The 21st century will be the century of superdiversity. Ethnic-cultural diversity in Europe continues to grow, even though governments try to limit further migration with a series of short-sighted measures. In Brussels, the capital city of Belgium and Europe, two out of every three residents has a migration background. Within a matter of years, Antwerp will also become a majority-minority city, as will many other European cities.
How will superdiversity change our society? How can we all manage to live together in superdiversity? This book wants to redefine the deadlocked ideological debate about the desirability (or otherwise) of a multicultural society. In the 21st century, it is no longer a question of 'whether' we want such a society or not, but a question of 'how' we can deal with a superdiverse reality that is already upon us. How can we make best use of the potential inherent in this superdiversity and how can we avoid the pitfalls it entails?
Superdiversity in the heart of Europe builds further of the concept of superdiversity as propounded by Steven Vertovec. It combines this framework with the work of Ulrich Beck and others to analyze the context of superdiversity in Belgium and the Netherlands. It also gives a summary of contemporary research into diversity in the heart of Europe. As such, it hopes to make a contribution towards the necessary normalization of superdiversity in our rapidly changing modern world.
More information on the book here.
“The book moves beyond a simple focus on ethnicity or country of origin to identify multiple differences including migration status, class, language and transnational networks. ‘Superdiversity in the heart of Europe’ tries to understand the transition from multiculturalism to superdiversity in Belgium using Steven Vertovec’s superdiversity as an emerging theory, in combination with the work of Ulrich Beck and a variety of scholars. The book is of value to those researching superdiversity elsewhere in Europe and in those countries that are beginning to experience the arrival of more people from more places and the complexification of their populations.”
Jenny Phillimore is Professor of Migration and Superdiversity, and Director of the Institute for Research into Superdiversity (IRiS, University of Birmingham).
“Superdiversity in the Heart of Europe provides a rich insight into the transition of Belgium to a superdiverse society, and what it means for people, policy and practice on the ground. Drawing on international scholarship and theory building around multiculturalism, diversity and cosmopolitanism, the book offers a fresh perspective on the opportunities and challenges brought about by recent unprecedented population changes.”
Susanne Wessendorf, Marie Curie Research Fellow at the Institute for Research into Superdiversity, University of Birmingham, and author of ‘Commonplace Diversity: Social Relations in a Super-Diverse Context’ (Palgrave Macmillan 2014).
“The strength of Dirk Geldof's contribution is that he is able to use the rather abstract concept of super-diversity as a lens to understand the new demographic reality of Belgian cities like Brussels and Antwerp or any other majority minority city in Europe. Our societies will again be changed by the new refugee groups coming into our societies.

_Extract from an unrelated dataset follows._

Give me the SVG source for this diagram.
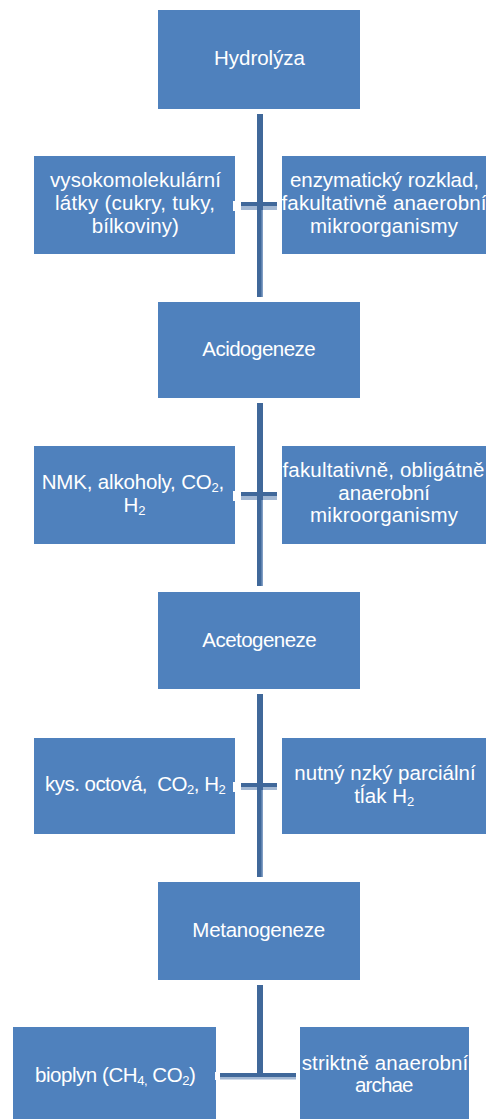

This book helps us to think through how we can work with that new reality so that our societies will continue to prosper in the future, while providing a safe haven for people who fled from intolerance and violence.”
Maurice Crul, Professor Sociology at the VU University Amsterdam and co-author of ‘Super-diversity: a new perspective on integration’ (VU University Press, 2013).
“How we understand superdiversity and its implications for policy, practice intervention and research is work in progress. This scholarly work significantly advances the field. In providing a comprehensive illustration of the issues confronting one nation at the heart of Europe it speaks to the transformations affecting all Western cities. The reach, timeliness and accessibility of this eminently readable book suggests it will undoubtedly command a broad readership.”
Charlotte Williams, Professor and Deputy Dean RMIT's Social Work in the School of Global, Urban and Social Studies, University Melbourne (Australia).